The Self-Custody Reality

Self-custody holds Bitcoin outside the reporting system, which appeals to privacy-conscious investors. SARS cannot see what you hold until you dispose of it. But self-custody creates compliance risks at disposal. When you eventually sell self-custody Bitcoin, your own records of cost basis become critical. SARS will assess you on the gain, and you must be able to prove your acquisition cost and date.

The estate problem with self-custody is severe. If you die without documenting your private keys or leaving access instructions, your Bitcoin is irretrievably lost. Your heirs will never know it existed. SARS may still assess estate duty on the presumed value of your assets, but the coins will be inaccessible. This is the irreversibility of self-custody.

For this reason, most financial advisors recommend that a portion of a Bitcoin holding remain on a licensed exchange or in professional custody. It creates a trail for your executors and a clear record for SARS. The trade-off is that your exchange account is visible to SARS in a way a hardware wallet is not. Many investors find this trade-off rational.

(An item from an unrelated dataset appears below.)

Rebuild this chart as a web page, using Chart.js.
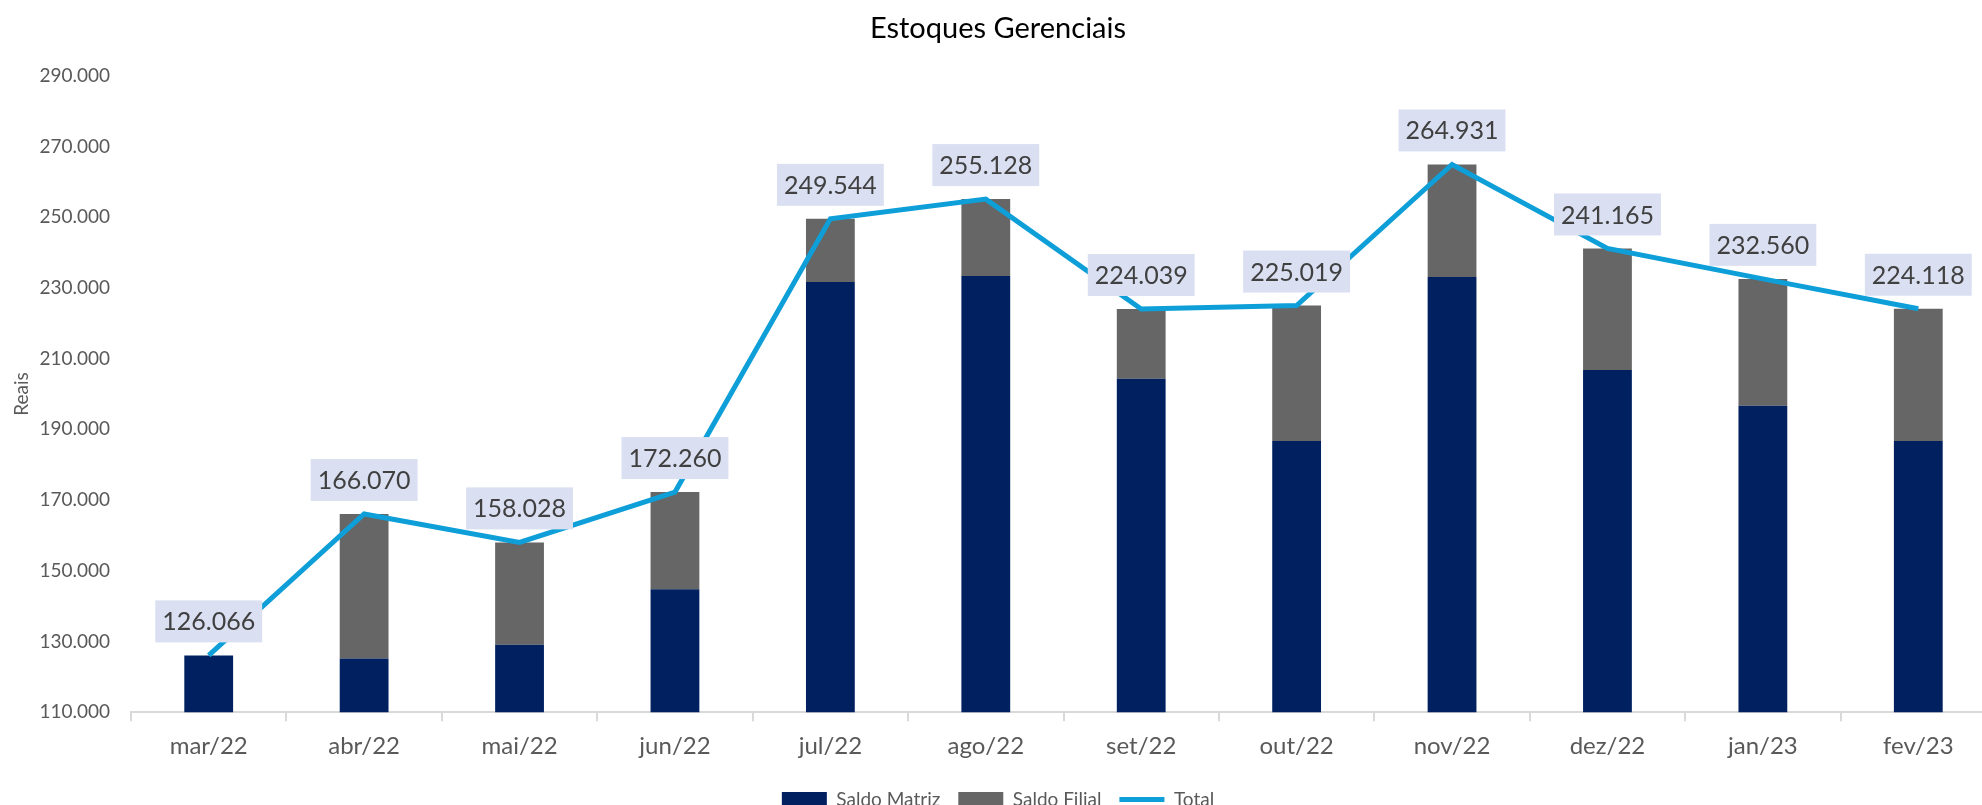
<!DOCTYPE html>
<html>
<head>
<meta charset="utf-8">
<script src="https://cdn.jsdelivr.net/npm/chart.js@4.4.1/dist/chart.umd.min.js"></script>
<style>
  html, body { margin: 0; padding: 0; background: #fff; overflow: hidden; }
  #wrap { width: 1982px; height: 805px; overflow: hidden; position: relative; }
  #myChart { position: absolute; left: 0; top: 0; }
</style>
</head>
<body>
<div id="wrap"><canvas id="myChart" width="2000" height="819"></canvas></div>
<script>
// valores
var months = ['mar/22', 'abr/22', 'mai/22', 'jun/22', 'jul/22', 'ago/22', 'set/22', 'out/22', 'nov/22', 'dez/22', 'jan/23', 'fev/23'];
var saldoMatriz = [126066, 125200, 129100, 144800, 231700, 233400, 204300, 186700, 233100, 206800, 196700, 186700];
var saldoFilial = [0, 40870, 28930, 27460, 17840, 21730, 19740, 38320, 31830, 34370, 35860, 37420];
var total = [126066, 166070, 158028, 172260, 249544, 255128, 224039, 225019, 264931, 241165, 232560, 224118];
var yMin = 110000;
var yMax = 290000;
var yStep = 20000;

function fmt(n) {
    return String(Math.round(n)).replace(/\B(?=(\d{3})+(?!\d))/g, '.');
}

// caixinhas com o valor do total
var totalLabels = {
    id: 'totalLabels',
    afterDatasetsDraw: function (chart) {
        var meta = chart.getDatasetMeta(2);
        var ctx = chart.ctx;
        ctx.save();
        ctx.font = '25px Lato';
        ctx.textAlign = 'center';
        ctx.textBaseline = 'middle';
        meta.data.forEach(function (pt, i) {
            var txt = fmt(total[i]);
            var w = ctx.measureText(txt).width + 14;
            var h = 42;
            var bottom = pt.y - 13;
            ctx.fillStyle = '#DAE0F2';
            ctx.fillRect(pt.x - w / 2, bottom - h, w, h);
            ctx.fillStyle = '#404040';
            ctx.fillText(txt, pt.x, bottom - h / 2 + 1);
        });
        ctx.restore();
    }
};

function draw() {
    Chart.defaults.font.family = 'Lato';
    Chart.defaults.color = '#595959';
    var ctx = document.getElementById('myChart').getContext('2d');
    new Chart(ctx, {
        type: 'bar',
        data: {
            labels: months,
            datasets: [{
                label: 'Saldo Matriz',
                data: saldoMatriz,
                backgroundColor: '#002060',
                stack: 'saldo',
                pointStyle: 'rect',
                categoryPercentage: 0.314,
                barPercentage: 1
            }, {
                label: 'Saldo Filial',
                data: saldoFilial,
                backgroundColor: '#666666',
                stack: 'saldo',
                pointStyle: 'rect',
                categoryPercentage: 0.314,
                barPercentage: 1
            }, {
                type: 'line',
                label: 'Total',
                data: total,
                stack: 'total',
                order: -1,
                borderColor: '#0E9FD8',
                backgroundColor: '#0E9FD8',
                borderWidth: 5,
                pointRadius: 0,
                pointStyle: 'line',
                tension: 0
            }]
        },
        options: {
            responsive: false,
            animation: false,
            layout: { padding: { left: 0, right: 4, top: 0, bottom: 0 } },
            plugins: {
                tooltip: { enabled: false },
                title: {
                    display: true,
                    text: 'Estoques Gerenciais',
                    color: '#000000',
                    font: { size: 29, weight: 'normal' },
                    padding: { top: 11, bottom: 30 }
                },
                legend: {
                    position: 'bottom',
                    labels: {
                        usePointStyle: true,
                        pointStyleWidth: 45,
                        boxHeight: 15,
                        padding: 18,
                        color: '#595959',
                        font: { size: 19 },
                        sort: function (a, b) { return a.datasetIndex - b.datasetIndex; }
                    }
                }
            },
            scales: {
                x: {
                    stacked: true,
                    grid: {
                        display: true,
                        drawOnChartArea: false,
                        drawTicks: true,
                        tickLength: 9,
                        color: '#D9D9D9',
                        lineWidth: 2
                    },
                    border: { display: true, color: '#D9D9D9', width: 2 },
                    ticks: { font: { size: 24 }, color: '#595959', padding: 11 }
                },
                y: {
                    stacked: true,
                    min: yMin,
                    max: yMax,
                    grid: { display: false, drawTicks: false },
                    border: { display: false },
                    ticks: {
                        stepSize: yStep,
                        font: { size: 19 },
                        color: '#595959',
                        padding: 21,
                        callback: function (v) { return fmt(v); }
                    },
                    title: {
                        display: true,
                        text: 'Reais',
                        color: '#595959',
                        font: { size: 19 },
                        padding: { top: 10, bottom: 0 }
                    },
                    afterFit: function (scale) { scale.width = 131; }
                }
            }
        },
        plugins: [totalLabels]
    });
}

if (document.fonts && document.fonts.load) {
    Promise.all([document.fonts.load('25px Lato'), document.fonts.load('19px Lato')]).then(draw, draw);
} else {
    draw();
}
</script>
</body>
</html>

The Foreign Exchange Question

If you hold Bitcoin on a foreign exchange (licensed in another country but not in South Africa), your visibility to SARS depends on whether that exchange’s jurisdiction participates in AEOI. Most developed-country jurisdictions do. The United States, European Union, Canada, and Australia all have AEOI agreements with South Africa.

When you open an account on a foreign licensed exchange, you provide identity and tax information. That exchange reports your activity to its local tax authority. That authority exchanges the information with SARS through the OECD’s framework. The data typically arrives with a lag of one to two years. By the time SARS receives it, your transactions may be a year old.

This lag creates a different compliance timeline. If you have unreported Bitcoin activity on a foreign licensed platform, SARS may not see it for months or years. But it will eventually see it. The absence of immediate visibility should not be confused with absence of visibility altogether.

Practical Documentation

For every Bitcoin transaction, keep a record showing the date, the amount in Bitcoin, the rand value at the time, your cost basis, and the source of funds if relevant. If you are using a licensed SA provider, download your transaction history and keep it backed up. If you are using a foreign platform, take the same approach.

The reason this matters is that your own records become the defence if SARS queries your declared gains. If CARF data and your own records both show the same cost basis and date, SARS’s reconciliation is straightforward. If they differ, you will need to explain the difference or recalculate based on evidence.

For self-custody Bitcoin, the documentation challenge is higher because the exchange is not keeping records for you. You must maintain precise records of every acquisition, the price paid, the date, and any later disposals. This is laborious, but it is the price of privacy.

The critical insight is that SARS’s visibility increases over time and across jurisdictions. From local exchange transactions, SARS sees relatively immediately through CARF. From foreign licensed exchanges, SARS sees within one to two years through AEOI. From self-custody, SARS sees only what you disclose or what forces you to disclose (an audit, a disposal, an inheritance).

For most South African investors, a balanced approach makes sense: hold a portion of Bitcoin on a licensed local provider to create a clear compliance record, and hold the remainder as you choose, whether self-custody or foreign exchanges. The licensed holding is transparent and integrated with SARS. It makes the rest of your position defensible by showing that you are engaged with the regulated system.


This article is for general educational purposes only and does not constitute financial, legal, tax, or exchange control advice. The information reflects the regulatory position as at the date of publication. Your individual circumstances may differ and you should seek qualified professional advice before making any decisions.